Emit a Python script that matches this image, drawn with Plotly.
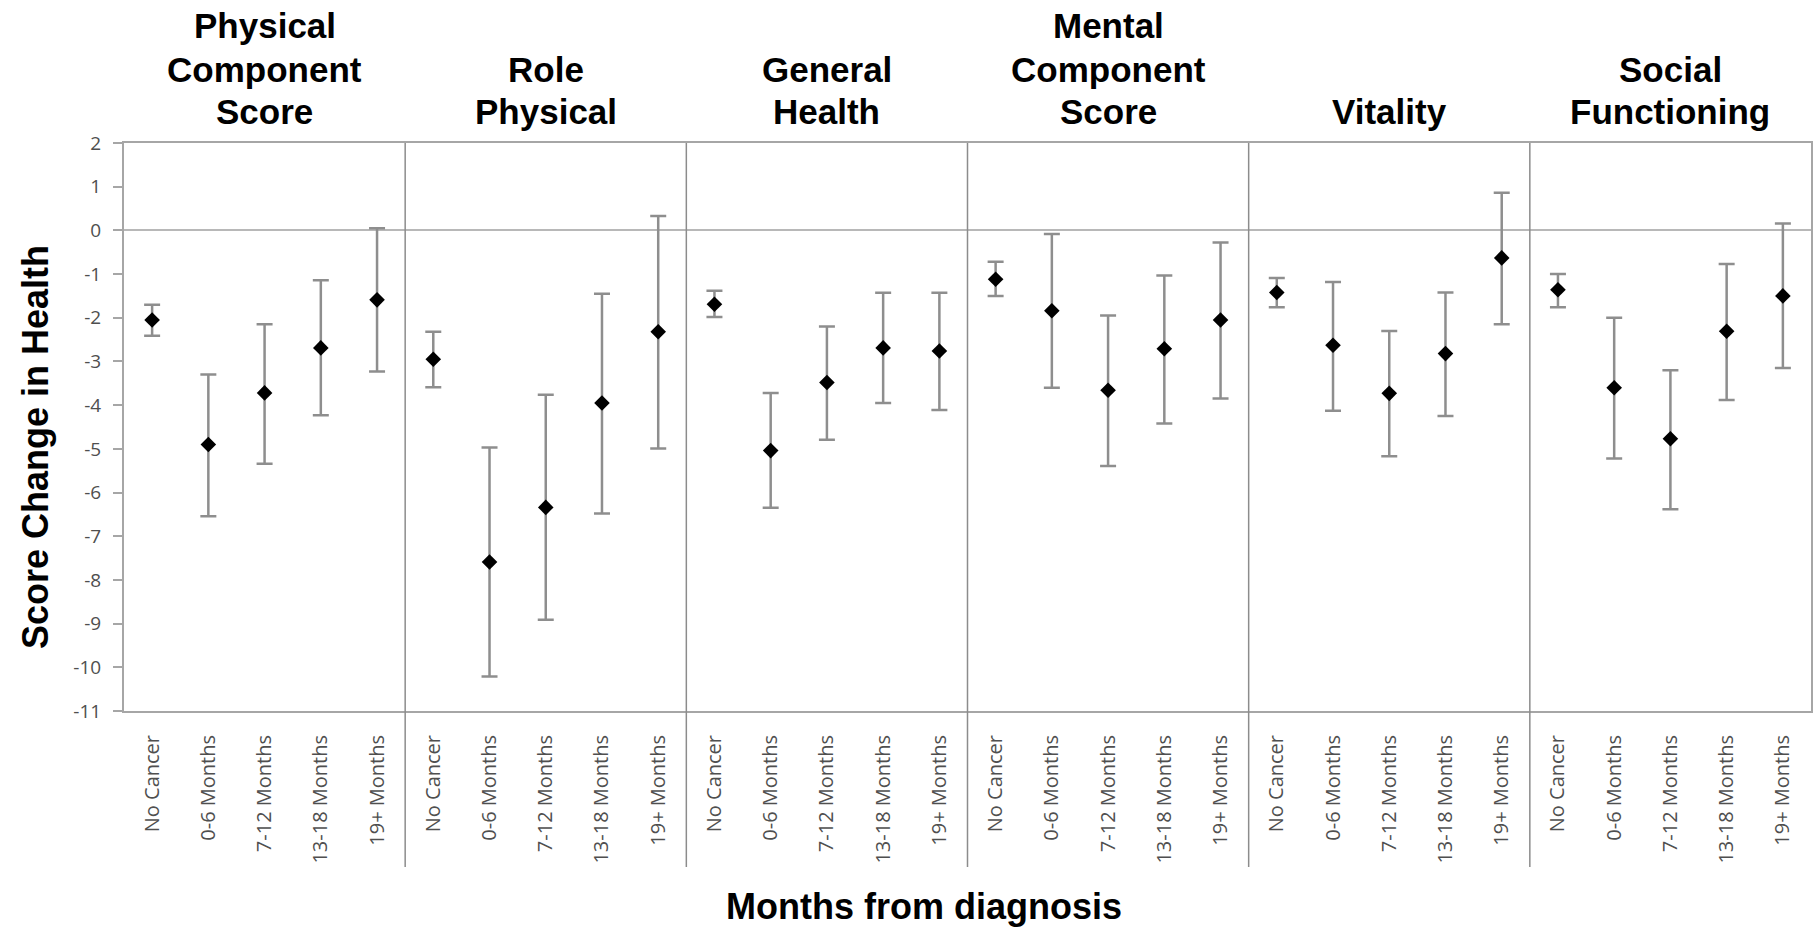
import plotly.graph_objects as go

# Health-score domains (top titles, one list of lines per panel)
panel_titles = [
    ["Physical", "Component", "Score"],
    ["Role", "Physical"],
    ["General", "Health"],
    ["Mental", "Component", "Score"],
    ["Vitality"],
    ["Social", "Functioning"],
]

# Time since diagnosis groups (repeated in every panel)
groups = ["No Cancer", "0-6 Months", "7-12 Months", "13-18 Months", "19+ Months"]

# Mean score change per domain and group
pcs_mean = [-2.05, -4.90, -3.72, -2.69, -1.59]
rp_mean = [-2.95, -7.59, -6.34, -3.95, -2.32]
gh_mean = [-1.69, -5.04, -3.48, -2.69, -2.76]
mcs_mean = [-1.12, -1.84, -3.66, -2.71, -2.05]
vit_mean = [-1.42, -2.63, -3.73, -2.82, -0.63]
sf_mean = [-1.36, -3.60, -4.77, -2.31, -1.50]

# Upper confidence limits
pcs_upper = [-1.70, -3.30, -2.15, -1.14, 0.05]
rp_upper = [-2.32, -4.97, -3.76, -1.45, 0.33]
gh_upper = [-1.38, -3.72, -2.20, -1.43, -1.43]
mcs_upper = [-0.72, -0.08, -1.95, -1.03, -0.28]
vit_upper = [-1.09, -1.18, -2.30, -1.42, 0.86]
sf_upper = [-1.00, -2.00, -3.20, -0.77, 0.16]

# Lower confidence limits
pcs_lower = [-2.41, -6.54, -5.34, -4.23, -3.23]
rp_lower = [-3.59, -10.21, -8.91, -6.48, -4.99]
gh_lower = [-1.98, -6.35, -4.79, -3.95, -4.11]
mcs_lower = [-1.50, -3.60, -5.39, -4.42, -3.85]
vit_lower = [-1.76, -4.13, -5.17, -4.25, -2.15]
sf_lower = [-1.76, -5.22, -6.38, -3.88, -3.15]

y_ticks = list(range(-11, 3))

means = [pcs_mean, rp_mean, gh_mean, mcs_mean, vit_mean, sf_mean]
uppers = [pcs_upper, rp_upper, gh_upper, mcs_upper, vit_upper, sf_upper]
lowers = [pcs_lower, rp_lower, gh_lower, mcs_lower, vit_lower, sf_lower]

n_groups = len(groups)
n_panels = len(panel_titles)
n_cat = n_groups * n_panels

x_pos, y_val, err_plus, err_minus, tick_text = [], [], [], [], []
for p in range(n_panels):
    for g in range(n_groups):
        i = p * n_groups + g
        x_pos.append(i)
        y_val.append(means[p][g])
        err_plus.append(uppers[p][g] - means[p][g])
        err_minus.append(means[p][g] - lowers[p][g])
        tick_text.append(groups[g])

# Plot-area geometry in pixels
W, H = 1816, 931
M_L, M_R, M_T, M_B = 124, 3, 143, 220
plot_h = H - M_T - M_B
plot_w = W - M_L - M_R


def py(pixel_y):
    return (H - M_B - pixel_y) / plot_h


def px(pixel_x):
    return (pixel_x - M_L) / plot_w


fig = go.Figure()
fig.add_trace(go.Scatter(
    x=x_pos, y=y_val, mode="markers",
    marker=dict(symbol="diamond", size=12, color="black"),
    error_y=dict(type="data", symmetric=False, array=err_plus,
                 arrayminus=err_minus, color="#8e8e8e",
                 thickness=2.5, width=8),
    showlegend=False, cliponaxis=False,
))

axis_grey = "#a6a6a6"
fig.update_xaxes(
    range=[-0.5, n_cat - 0.5],
    tickmode="array", tickvals=x_pos, ticktext=tick_text,
    tickangle=-90, ticks="", ticklabelstandoff=14,
    tickfont=dict(family="Open Sans", size=20, color="#4f4f4f"),
    showgrid=False, zeroline=False,
    showline=True, linecolor=axis_grey, linewidth=2, mirror=True,
)
fig.update_yaxes(
    range=[-11, 2],
    tickmode="array", tickvals=y_ticks, ticktext=[str(v) for v in y_ticks],
    ticks="outside", ticklen=9, tickcolor=axis_grey, tickwidth=1.5,
    ticklabelstandoff=8,
    tickfont=dict(family="Open Sans", size=19, color="#4f4f4f"),
    showgrid=False,
    zeroline=True, zerolinecolor="#b8b8b8", zerolinewidth=1.5,
    showline=True, linecolor=axis_grey, linewidth=2, mirror=True,
)

# Dividers between the domain panels, running through the tick-label band
for p in range(1, n_panels):
    xd = (p * n_groups) / n_cat
    fig.add_shape(type="line", xref="paper", yref="paper",
                  x0=xd, x1=xd, y0=py(867), y1=1,
                  line=dict(color="#8c8c8c", width=1.5))

# Panel titles, bottom aligned, one annotation per line
line_centres = [25.5, 69.5, 111.5]
for p, lines in enumerate(panel_titles):
    offset = 3 - len(lines)
    for k, text in enumerate(lines):
        fig.add_annotation(
            x=p * n_groups + (n_groups - 1) / 2, xref="x",
            y=py(line_centres[offset + k]), yref="paper",
            text="<b>" + text + "</b>", showarrow=False,
            xanchor="center", yanchor="middle",
            font=dict(family="Liberation Sans, Arial", size=35, color="black"),
        )

fig.add_annotation(
    x=px(925), xref="paper", y=py(906), yref="paper",
    text="<b>Months from diagnosis</b>", showarrow=False,
    xanchor="center", yanchor="middle",
    font=dict(family="Liberation Sans, Arial", size=36, color="black"),
)
fig.add_annotation(
    x=px(35), xref="paper", y=py(447), yref="paper",
    text="<b>Score Change in Health</b>", showarrow=False, textangle=-90,
    xanchor="center", yanchor="middle",
    font=dict(family="Liberation Sans, Arial", size=36, color="black"),
)

fig.update_layout(
    width=W, height=H,
    margin=dict(l=M_L, r=M_R, t=M_T, b=M_B),
    paper_bgcolor="white", plot_bgcolor="white",
)

fig.write_html("out.html")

★ ★ ★ ★ ★

Transcribe the preceding listing in its entirety and with exact wording, leaving out pictures.

Emit a Python script that matches this image, drawn with Plotly.
import plotly.graph_objects as go

# Health-score domains (top titles, one list of lines per panel)
panel_titles = [
    ["Physical", "Component", "Score"],
    ["Role", "Physical"],
    ["General", "Health"],
    ["Mental", "Component", "Score"],
    ["Vitality"],
    ["Social", "Functioning"],
]

# Time since diagnosis groups (repeated in every panel)
groups = ["No Cancer", "0-6 Months", "7-12 Months", "13-18 Months", "19+ Months"]

# Mean score change per domain and group
pcs_mean = [-2.05, -4.90, -3.72, -2.69, -1.59]
rp_mean = [-2.95, -7.59, -6.34, -3.95, -2.32]
gh_mean = [-1.69, -5.04, -3.48, -2.69, -2.76]
mcs_mean = [-1.12, -1.84, -3.66, -2.71, -2.05]
vit_mean = [-1.42, -2.63, -3.73, -2.82, -0.63]
sf_mean = [-1.36, -3.60, -4.77, -2.31, -1.50]

# Upper confidence limits
pcs_upper = [-1.70, -3.30, -2.15, -1.14, 0.05]
rp_upper = [-2.32, -4.97, -3.76, -1.45, 0.33]
gh_upper = [-1.38, -3.72, -2.20, -1.43, -1.43]
mcs_upper = [-0.72, -0.08, -1.95, -1.03, -0.28]
vit_upper = [-1.09, -1.18, -2.30, -1.42, 0.86]
sf_upper = [-1.00, -2.00, -3.20, -0.77, 0.16]

# Lower confidence limits
pcs_lower = [-2.41, -6.54, -5.34, -4.23, -3.23]
rp_lower = [-3.59, -10.21, -8.91, -6.48, -4.99]
gh_lower = [-1.98, -6.35, -4.79, -3.95, -4.11]
mcs_lower = [-1.50, -3.60, -5.39, -4.42, -3.85]
vit_lower = [-1.76, -4.13, -5.17, -4.25, -2.15]
sf_lower = [-1.76, -5.22, -6.38, -3.88, -3.15]

y_ticks = list(range(-11, 3))

means = [pcs_mean, rp_mean, gh_mean, mcs_mean, vit_mean, sf_mean]
uppers = [pcs_upper, rp_upper, gh_upper, mcs_upper, vit_upper, sf_upper]
lowers = [pcs_lower, rp_lower, gh_lower, mcs_lower, vit_lower, sf_lower]

n_groups = len(groups)
n_panels = len(panel_titles)
n_cat = n_groups * n_panels

x_pos, y_val, err_plus, err_minus, tick_text = [], [], [], [], []
for p in range(n_panels):
    for g in range(n_groups):
        i = p * n_groups + g
        x_pos.append(i)
        y_val.append(means[p][g])
        err_plus.append(uppers[p][g] - means[p][g])
        err_minus.append(means[p][g] - lowers[p][g])
        tick_text.append(groups[g])

# Plot-area geometry in pixels
W, H = 1816, 931
M_L, M_R, M_T, M_B = 124, 3, 143, 220
plot_h = H - M_T - M_B
plot_w = W - M_L - M_R


def py(pixel_y):
    return (H - M_B - pixel_y) / plot_h


def px(pixel_x):
    return (pixel_x - M_L) / plot_w


fig = go.Figure()
fig.add_trace(go.Scatter(
    x=x_pos, y=y_val, mode="markers",
    marker=dict(symbol="diamond", size=12, color="black"),
    error_y=dict(type="data", symmetric=False, array=err_plus,
                 arrayminus=err_minus, color="#8e8e8e",
                 thickness=2.5, width=8),
    showlegend=False, cliponaxis=False,
))

axis_grey = "#a6a6a6"
fig.update_xaxes(
    range=[-0.5, n_cat - 0.5],
    tickmode="array", tickvals=x_pos, ticktext=tick_text,
    tickangle=-90, ticks="", ticklabelstandoff=14,
    tickfont=dict(family="Open Sans", size=20, color="#4f4f4f"),
    showgrid=False, zeroline=False,
    showline=True, linecolor=axis_grey, linewidth=2, mirror=True,
)
fig.update_yaxes(
    range=[-11, 2],
    tickmode="array", tickvals=y_ticks, ticktext=[str(v) for v in y_ticks],
    ticks="outside", ticklen=9, tickcolor=axis_grey, tickwidth=1.5,
    ticklabelstandoff=8,
    tickfont=dict(family="Open Sans", size=19, color="#4f4f4f"),
    showgrid=False,
    zeroline=True, zerolinecolor="#b8b8b8", zerolinewidth=1.5,
    showline=True, linecolor=axis_grey, linewidth=2, mirror=True,
)

# Dividers between the domain panels, running through the tick-label band
for p in range(1, n_panels):
    xd = (p * n_groups) / n_cat
    fig.add_shape(type="line", xref="paper", yref="paper",
                  x0=xd, x1=xd, y0=py(867), y1=1,
                  line=dict(color="#8c8c8c", width=1.5))

# Panel titles, bottom aligned, one annotation per line
line_centres = [25.5, 69.5, 111.5]
for p, lines in enumerate(panel_titles):
    offset = 3 - len(lines)
    for k, text in enumerate(lines):
        fig.add_annotation(
            x=p * n_groups + (n_groups - 1) / 2, xref="x",
            y=py(line_centres[offset + k]), yref="paper",
            text="<b>" + text + "</b>", showarrow=False,
            xanchor="center", yanchor="middle",
            font=dict(family="Liberation Sans, Arial", size=35, color="black"),
        )

fig.add_annotation(
    x=px(925), xref="paper", y=py(906), yref="paper",
    text="<b>Months from diagnosis</b>", showarrow=False,
    xanchor="center", yanchor="middle",
    font=dict(family="Liberation Sans, Arial", size=36, color="black"),
)
fig.add_annotation(
    x=px(35), xref="paper", y=py(447), yref="paper",
    text="<b>Score Change in Health</b>", showarrow=False, textangle=-90,
    xanchor="center", yanchor="middle",
    font=dict(family="Liberation Sans, Arial", size=36, color="black"),
)

fig.update_layout(
    width=W, height=H,
    margin=dict(l=M_L, r=M_R, t=M_T, b=M_B),
    paper_bgcolor="white", plot_bgcolor="white",
)

fig.write_html("out.html")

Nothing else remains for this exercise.